──────── Material provided ────────
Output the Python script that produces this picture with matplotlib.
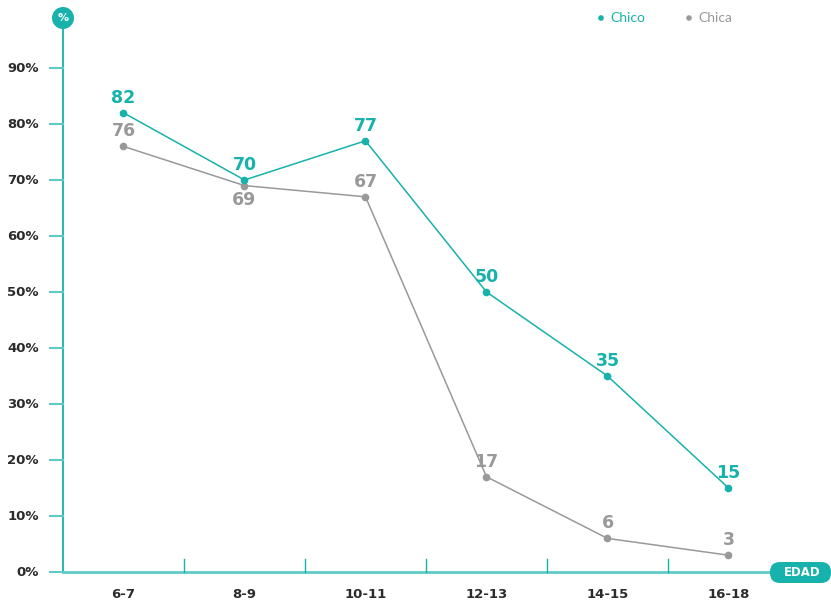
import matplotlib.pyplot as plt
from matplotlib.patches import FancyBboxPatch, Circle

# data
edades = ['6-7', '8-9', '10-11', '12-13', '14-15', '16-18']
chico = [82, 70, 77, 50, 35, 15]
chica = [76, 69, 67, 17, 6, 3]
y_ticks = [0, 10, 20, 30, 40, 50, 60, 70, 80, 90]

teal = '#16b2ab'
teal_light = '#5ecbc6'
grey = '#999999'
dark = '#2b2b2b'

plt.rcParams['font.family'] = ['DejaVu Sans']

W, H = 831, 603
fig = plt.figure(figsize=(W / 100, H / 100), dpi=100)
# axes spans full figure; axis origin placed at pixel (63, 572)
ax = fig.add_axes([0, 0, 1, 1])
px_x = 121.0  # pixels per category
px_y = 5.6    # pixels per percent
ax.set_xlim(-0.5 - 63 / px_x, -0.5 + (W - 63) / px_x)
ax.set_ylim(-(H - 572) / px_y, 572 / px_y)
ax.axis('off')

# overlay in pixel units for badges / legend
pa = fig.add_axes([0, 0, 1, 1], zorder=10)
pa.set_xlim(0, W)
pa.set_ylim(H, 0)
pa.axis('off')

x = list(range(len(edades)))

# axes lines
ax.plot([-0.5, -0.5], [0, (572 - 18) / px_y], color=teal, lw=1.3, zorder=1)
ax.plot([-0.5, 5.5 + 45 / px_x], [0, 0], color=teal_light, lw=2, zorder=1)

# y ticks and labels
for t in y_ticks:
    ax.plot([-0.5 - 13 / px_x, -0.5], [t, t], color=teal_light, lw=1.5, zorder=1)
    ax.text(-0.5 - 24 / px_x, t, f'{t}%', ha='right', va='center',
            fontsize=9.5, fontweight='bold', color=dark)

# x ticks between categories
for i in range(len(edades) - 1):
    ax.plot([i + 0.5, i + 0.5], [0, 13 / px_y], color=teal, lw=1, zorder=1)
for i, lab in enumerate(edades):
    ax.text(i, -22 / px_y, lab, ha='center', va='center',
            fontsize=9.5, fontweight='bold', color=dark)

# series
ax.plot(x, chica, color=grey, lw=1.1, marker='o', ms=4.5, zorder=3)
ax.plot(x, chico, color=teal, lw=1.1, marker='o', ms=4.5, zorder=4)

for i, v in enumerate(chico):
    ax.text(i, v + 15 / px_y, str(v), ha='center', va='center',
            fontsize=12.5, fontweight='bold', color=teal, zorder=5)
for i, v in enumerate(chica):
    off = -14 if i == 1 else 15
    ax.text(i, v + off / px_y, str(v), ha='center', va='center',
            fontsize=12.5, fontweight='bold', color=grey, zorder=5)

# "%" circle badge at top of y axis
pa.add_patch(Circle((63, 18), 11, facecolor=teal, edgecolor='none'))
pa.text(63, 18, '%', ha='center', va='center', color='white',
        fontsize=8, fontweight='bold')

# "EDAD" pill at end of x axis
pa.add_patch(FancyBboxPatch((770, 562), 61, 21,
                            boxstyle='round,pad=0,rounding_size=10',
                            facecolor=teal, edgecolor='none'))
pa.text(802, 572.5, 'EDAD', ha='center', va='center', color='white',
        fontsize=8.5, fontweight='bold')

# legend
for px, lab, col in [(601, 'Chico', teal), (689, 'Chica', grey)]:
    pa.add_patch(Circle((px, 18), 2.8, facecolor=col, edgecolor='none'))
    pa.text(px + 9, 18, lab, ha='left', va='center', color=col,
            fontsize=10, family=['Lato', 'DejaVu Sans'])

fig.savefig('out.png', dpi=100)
────────
__Exercise directions__
Your task is to restate word for word the lines from the top of the data to the line containing "marker='o', ms=4.5, zorder=4)", both ends included, with every picture left out.

__Completed task__
Output the Python script that produces this picture with matplotlib.
import matplotlib.pyplot as plt
from matplotlib.patches import FancyBboxPatch, Circle

# data
edades = ['6-7', '8-9', '10-11', '12-13', '14-15', '16-18']
chico = [82, 70, 77, 50, 35, 15]
chica = [76, 69, 67, 17, 6, 3]
y_ticks = [0, 10, 20, 30, 40, 50, 60, 70, 80, 90]

teal = '#16b2ab'
teal_light = '#5ecbc6'
grey = '#999999'
dark = '#2b2b2b'

plt.rcParams['font.family'] = ['DejaVu Sans']

W, H = 831, 603
fig = plt.figure(figsize=(W / 100, H / 100), dpi=100)
# axes spans full figure; axis origin placed at pixel (63, 572)
ax = fig.add_axes([0, 0, 1, 1])
px_x = 121.0  # pixels per category
px_y = 5.6    # pixels per percent
ax.set_xlim(-0.5 - 63 / px_x, -0.5 + (W - 63) / px_x)
ax.set_ylim(-(H - 572) / px_y, 572 / px_y)
ax.axis('off')

# overlay in pixel units for badges / legend
pa = fig.add_axes([0, 0, 1, 1], zorder=10)
pa.set_xlim(0, W)
pa.set_ylim(H, 0)
pa.axis('off')

x = list(range(len(edades)))

# axes lines
ax.plot([-0.5, -0.5], [0, (572 - 18) / px_y], color=teal, lw=1.3, zorder=1)
ax.plot([-0.5, 5.5 + 45 / px_x], [0, 0], color=teal_light, lw=2, zorder=1)

# y ticks and labels
for t in y_ticks:
    ax.plot([-0.5 - 13 / px_x, -0.5], [t, t], color=teal_light, lw=1.5, zorder=1)
    ax.text(-0.5 - 24 / px_x, t, f'{t}%', ha='right', va='center',
            fontsize=9.5, fontweight='bold', color=dark)

# x ticks between categories
for i in range(len(edades) - 1):
    ax.plot([i + 0.5, i + 0.5], [0, 13 / px_y], color=teal, lw=1, zorder=1)
for i, lab in enumerate(edades):
    ax.text(i, -22 / px_y, lab, ha='center', va='center',
            fontsize=9.5, fontweight='bold', color=dark)

# series
ax.plot(x, chica, color=grey, lw=1.1, marker='o', ms=4.5, zorder=3)
ax.plot(x, chico, color=teal, lw=1.1, marker='o', ms=4.5, zorder=4)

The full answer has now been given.